Version vom 11:44, 6. Okt. 2008

If we write the equation as


\displaystyle \left( e^{x} \right)^{2}+e^{x}=4


we see that \displaystyle x appears only in the combination \displaystyle e^{x} and it is therefore appropriate to treat \displaystyle e^{x} as a new unknown in the equation and then, when we have obtained the value of \displaystyle e^{x}, we can calculate the corresponding value of \displaystyle x by simply taking the logarithm.

For clarity, we set \displaystyle t=e^{x}, so that the equation can be written as


\displaystyle t^{2}+t=4


and we solve this second-degree equation by completing the square,


\displaystyle t^{2}+t=\left( t+\frac{1}{2} \right)^{2}-\left( \frac{1}{2} \right)^{2}=\left( t+\frac{1}{2} \right)^{2}-\frac{1}{4}


which gives


\displaystyle \left( t+\frac{1}{2} \right)^{2}-\frac{1}{4}=4\quad \Leftrightarrow \quad t=-\frac{1}{2}\pm \frac{\sqrt{17}}{2}


These two roots give us two possible values for \displaystyle e^{x},


\displaystyle e^{x}=-\frac{1}{2}-\frac{\sqrt{17}}{2} or \displaystyle e^{x}=-\frac{1}{2}+\frac{\sqrt{17}}{2}


In the first case, the right-hand side is negative and because " \displaystyle e raised to anything" can never be negative, there is no \displaystyle x that can satisfy this equality. The other case, on the other hand, has a positive right-hand side (because \displaystyle \sqrt{17}>1 ) and we can take the logarithm of both sides to obtain


\displaystyle x=\ln \left( \frac{\sqrt{17}}{2}-\frac{1}{2} \right)

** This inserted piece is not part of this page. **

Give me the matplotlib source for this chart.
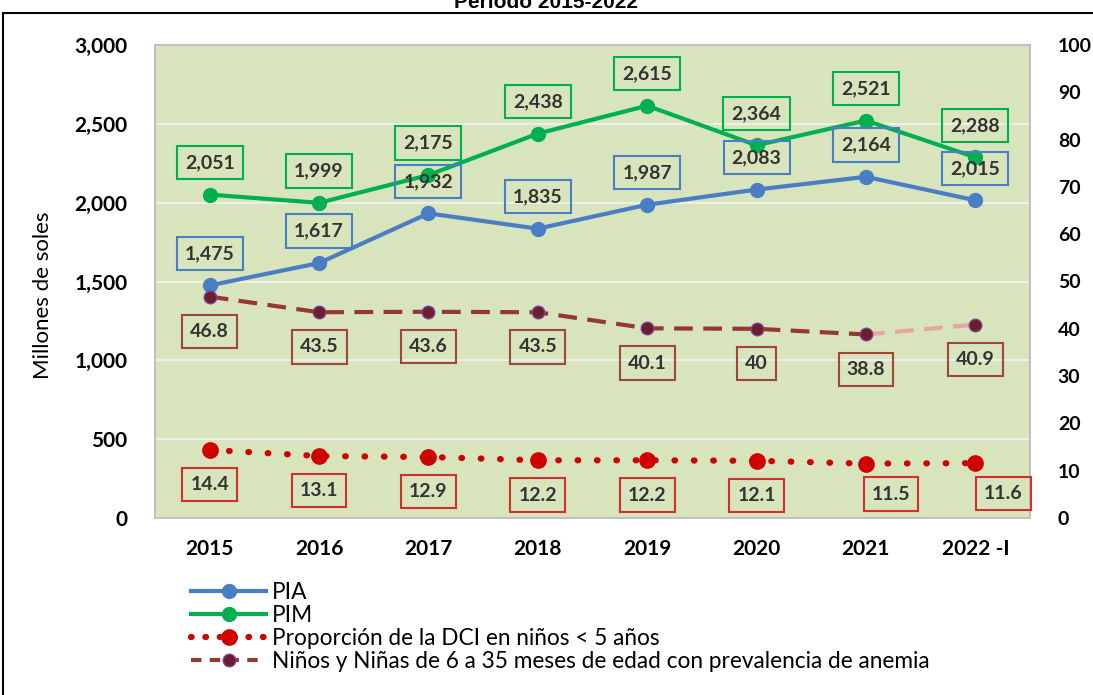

NOTE: It is a little tricky to check the answer to the original equation, so we can be satisfied with substituting \displaystyle t=\frac{\sqrt{17}}{2}-\frac{1}{2} into the equation \displaystyle t^{\text{2}}+t=\text{4},

LHS \displaystyle =


\displaystyle \begin{align} & =\left( \frac{\sqrt{17}}{2}-\frac{1}{2} \right)^{2}+\left( \frac{\sqrt{17}}{2}-\frac{1}{2} \right)=\frac{17}{4}-2\centerdot \frac{1}{2}\centerdot \frac{\sqrt{17}}{2}+\frac{1}{4}+\frac{\sqrt{17}}{2}-\frac{1}{2} \\ & =\frac{17}{4}+\frac{1}{4}-\frac{1}{2}=\frac{17+1-2}{4}=\frac{16}{4}=4= \\ \end{align}


\displaystyle = RHS.